Shiki Nagaoka: A Nose for Fiction

Is this book real?

I like reading weird books. I like writing weird books. But sometimes, I run across a book that’s so weird it causes me to question whether it’s even real.

Shiki Nagaoka: A Nose for Fiction

Shiki Nagaoka: A Nose for Fiction is a fake biography about a fake Japanese writer by an apparently real Mexican author, Mario Bellatin.

In a few dozen brief pages and an appendix of black and white photos, Bellatin recounts the life of an imaginary 20th-century author well-known for his enormous nose and nearly unknown for his obscure writings, including an untranslatable “work composed in a language of his own invention.” Shiki Nagaoka is said to have been invented by Bellatin when he was asked about his influences at a writer’s conference.

Shiki Nagaoka: A Nose for Fiction came out in English in 2013, published by Phoneme Media and translated by David Shook … who just happened to found Phoneme Media himself the same year Shiki Nagaoka: A Nose for Fiction was published.

In his introduction to the book, Shook paints the picture that the biography is legit and the fictional subject, Shiki Nagaoka, is real. “Bellatin’s highly stylized study is the most important work on the author to appear since Pablo Soler Frost’s 1986 monograph,” he writes. “It is my hope that this new translation begins to redress [Nagaoka’s] under-acknowledgement as a major influence on contemporary world literature.”

Shook claims to be currently living in Iraqi Kurdistan, to have served as Honorary Consul for the Republic of Burundi, and to be a member of the board of directors of Kazoza Finance, a Burundian community bank. His bio at the end of the book states, “He’s currently translating Mario Bellatin’s thus far unwritten novela [sic] Writing Lessons for the Blind and Deaf from the future Spanish.”
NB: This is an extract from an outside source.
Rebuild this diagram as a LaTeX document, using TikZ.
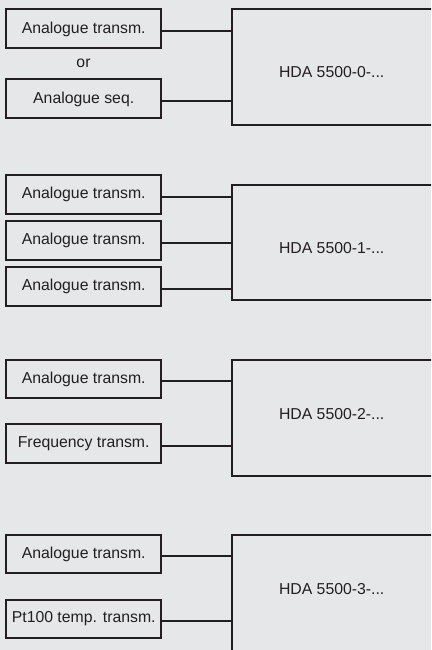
\documentclass[tikz,border=0pt]{standalone}
\usepackage{fontspec}
\setmainfont{Liberation Sans}
\definecolor{bg}{HTML}{E6E7E8}
\definecolor{ink}{HTML}{231F20}
\begin{document}
\begin{tikzpicture}[x=1pt,y=-1pt,
  every node/.style={font=\fontsize{15.8}{18}\selectfont, text=ink},
  inbox/.style={draw=ink, line width=2pt, minimum width=155pt, minimum height=38.5pt, inner sep=0pt, outer sep=0pt},
  bigbox/.style={draw=ink, line width=2pt, anchor=north west, minimum width=210pt, inner sep=0pt, outer sep=0pt},
  wire/.style={draw=ink, line width=2pt}]
\fill[bg] (0,0) rectangle (431,650);
\useasboundingbox (0,0) rectangle (431,650);
\clip (0,0) rectangle (431,650);

% Group 0
\node[bigbox, minimum height=116pt] (H0) at (231.5,9.5) {};
\node (T0) at (331.7,72) {HDA 5500-0-...};
\node[inbox, minimum height=39pt] (a0) at (83.7,29) {Analogue transm.};
\node (or) at (83.5,63) {or};
\node[inbox, minimum height=39pt] (b0) at (83.7,99) {Analogue seq.};
\draw[wire] ([yshift=-2pt]a0.east) -- ([yshift=-2pt]a0.east -| H0.west);
\draw[wire] ([yshift=-2pt]b0.east) -- ([yshift=-2pt]b0.east -| H0.west);

% Group 1
\node[bigbox, minimum height=115pt] (H1) at (231.5,184.5) {};
\node (T1) at (331.7,248.5) {HDA 5500-1-...};
\node[inbox] (a1) at (83.7,194.7) {Analogue transm.};
\node[inbox] (b1) at (83.7,240.7) {Analogue transm.};
\node[inbox] (c1) at (83.7,286.7) {Analogue transm.};
\draw[wire] ([yshift=-2pt]a1.east) -- ([yshift=-2pt]a1.east -| H1.west);
\draw[wire] ([yshift=-2pt]b1.east) -- ([yshift=-2pt]b1.east -| H1.west);
\draw[wire] ([yshift=-2pt]c1.east) -- ([yshift=-2pt]c1.east -| H1.west);

% Group 2
\node[bigbox, minimum height=116pt] (H2) at (231.5,359.5) {};
\node (T2) at (331.7,414.5) {HDA 5500-2-...};
\node[inbox] (a2) at (83.7,379) {Analogue transm.};
\node[inbox] (b2) at (83.7,443.5) {Frequency transm.};
\draw[wire] ([yshift=-2pt]a2.east) -- ([yshift=-2pt]a2.east -| H2.west);
\draw[wire] ([yshift=-2pt]b2.east) -- ([yshift=-2pt]b2.east -| H2.west);

% Group 3
\node[bigbox, minimum height=160pt] (H3) at (231.5,534.5) {};
\node (T3) at (331.7,589.5) {HDA 5500-3-...};
\node[inbox] (a3) at (83.7,554) {Analogue transm.};
\node[inbox] (b3) at (83.7,619) {Pt100 temp. transm.};
\draw[wire] ([yshift=-2pt]a3.east) -- ([yshift=-2pt]a3.east -| H3.west);
\draw[wire] ([yshift=-2pt]b3.east) -- ([yshift=-2pt]b3.east -| H3.west);
\end{tikzpicture}
\end{document}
Shook’s website includes a comical photo of a man with a handlebar moustache, and refers to Shook in the plural “they.” This could be a simple personal pronoun preference, or a clue that “David Shook” is in reality some kind of collective artist project, or perhaps another character invented by Bellatin.

And then there’s the mysterious review on Amazon.

“I for one am eagerly awaiting the translation of Nagaoka’s works into English, especially his last book which ‘doesn’t exist in any known language’. In the meantime this biography is a good introduction to the man and his nose,” wrote “Eleanor” in a review that at first made me laugh in a superior, smug manner (poor, foolish Eleanor — she thinks this is a real biography!) but then gave me pause.

Is “Eleanor” in on the joke? Is “Eleanor” really David Shook? Is anyone associated with Shiki Nagaoka: A Nose for Fiction who they claim to be?

Now, days after finishing the book, I’m questioning everything.

Is the author real? Is the translator real? The publishing house? Japan? Is the book itself even real?

I’d recommend you read it and judge for yourself but, at this point, who’s to say I’m real?